NATHAN CHAN/THE VARSITY

This is the sixth “Letter from the Editor” that I’ve sat down to write for The Varsity, which makes me, for better or worse, one of the chattier editors to undertake this capstone. My predecessors have, through the tradition of this medium, given their readers insight, pearls of wisdom, and final reflections befitting their respective approaches to this job. I have been grateful over the past year to have been able to reference their statements.

In October, I wrote on behalf of this newspaper of the crucial issue of false balance — a topic that has not since fallen in relevance. I then had the privilege to introduce The Varsity’s first Public Editor in January, and expressed cautious optimism that journalistic standards can be safeguarded, to some degree, by student readers and journalists who demand and deliver accountable work in equal measure.

I’m evoking these past letters now because they help to underscore some of the major themes of Volume CXXXVII: polarized attitudes toward the media, a tense political environment, and the need for greater dialogue between journalists and readers. As the volume comes to a close, I would like to use this letter to more closely reflect upon what gives The Varsity life and, importantly, the ability to confront these challenging issues: the people who work here.

Rightly or wrongly, a perceived distance between readers and journalists exists. In this climate, established media organizations like The Varsity can carry the burdensome reputation of facelessness.

I understand how this perception might come about with respect to our newspaper — The Varsity is older than any living person, and it is the largest student society by membership at the largest university in Canada. I know firsthand that the experience of entering The Varsity’s office for the first time can feel daunting.

Yet despite its status as a fixture of the university The Varsity is constantly renewed by the people whom it comprises; it ebbs, flows, and morphs in response to the thoughtful efforts of the many faces who pass through.

After three years here, I have come to know The Varsity as a bastion of productive collaboration; fluid as the paper is, the people at the heart of it always manage to foster a deep fraternity rooted in the inherently romantic shared goal of delivering meaningful, just, hyper-local journalism to students at the University of Toronto.

The masthead has been at the heart of volume CXXXVII. I could not overstate the privilege it has been to work with Mubashir, Jaren, Jacob, Tom, Teodora, Rachel, Lisa, Reut, Shaan, Sean, Ariel, Vanessa, Nathan, Elham, Shaq, Isaac, and Tony this year. Each of them deserves much more thanks than I can write individually here.
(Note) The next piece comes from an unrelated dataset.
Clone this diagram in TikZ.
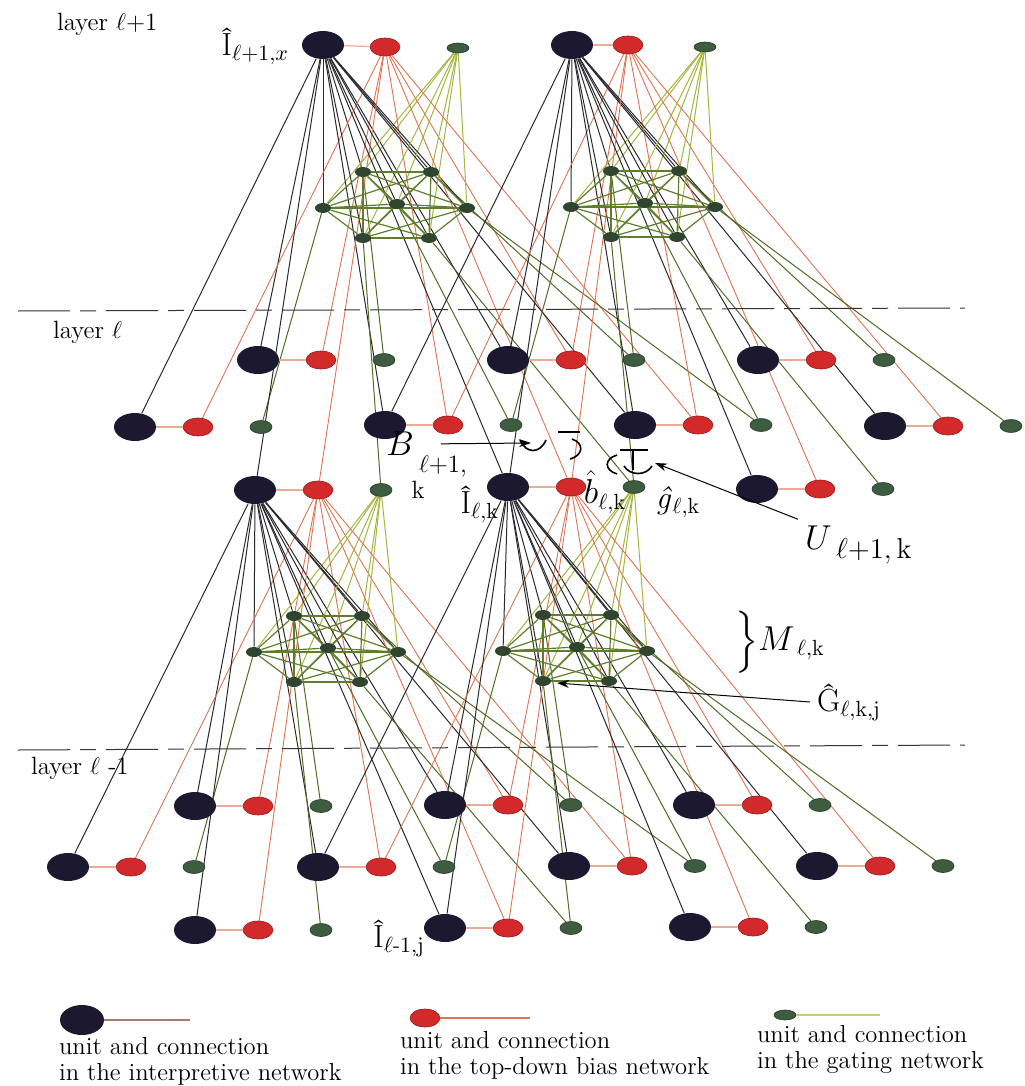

In the midst of the most challenging scenarios that have presented themselves this volume, I am especially grateful for the input and guidance of Jaren, Jacob, Mubashir, and Tom. The ability to consult these four, and to receive honest, frank, thoughtful feedback from each of them made 4:00 am debates over contentious headlines and long discussions about the paper’s direction some of my fondest, most memorable moments of this year.

NATHAN CHAN/THE VARSITY

NATHAN CHAN/THE VARSITY

The Varsity Volume CXXXVII produced 24 issues. Our web team, led by Jacob, developed some stunning new online components, including a new website for The Varsity Magazine. It has been a record year for web traffic on thevarsity.ca, which surpassed one million pageviews in mid-March. Our three beautiful magazines, edited by Rachel and visually directed by Mubashir, were a highlight of this year by practically any measure — thanks are owed to both of them for knowing that perfect binding would be gorgeous.

All of this denotes an enormous amount of work — much of which is done by volunteers. People do not partake in this work because it is lucrative or glamorous — it’s neither. They do so because they believe that it is important, and that they can learn something here. I am constantly amazed by the dedication of our contributors, of whom there were over 400 this year.  About 100 have made staff status.

In fact, it is through observing the energy and drive of those individuals who I know will be committed to The Varsity next year that I am able to depart from this organization with my excitement for its future outweighing my sadness to leave the place that I love.

A couple of weeks ago, the day before our yearly issue announcing the candidates of the UTSU elections, a wonderfully robust team of writers, editors, scribes, designers, developers, and photographers came together to execute an enormous, deadline-driven journalistic project. Associate editors and staff contributors performed roles well above and beyond what was expected of them. Every person in the room had interesting questions to ask and ideas to contribute. If that day is any indication of how The Varsity’s core team will operate next year, they will blow us all away.

I’d like to close this letter by wishing all the best to my colleague and friend Jacob Lorinc, who is the Editor-in-Chief-elect of volume CXXXVIII. His long, meaningful experience with the paper and forward-thinking plan for The Varsity makes me confident that he will excel next year. If this volume is any indication, by the time he writes this letter next year, he will be overcome with gratitude for the dedication of his team.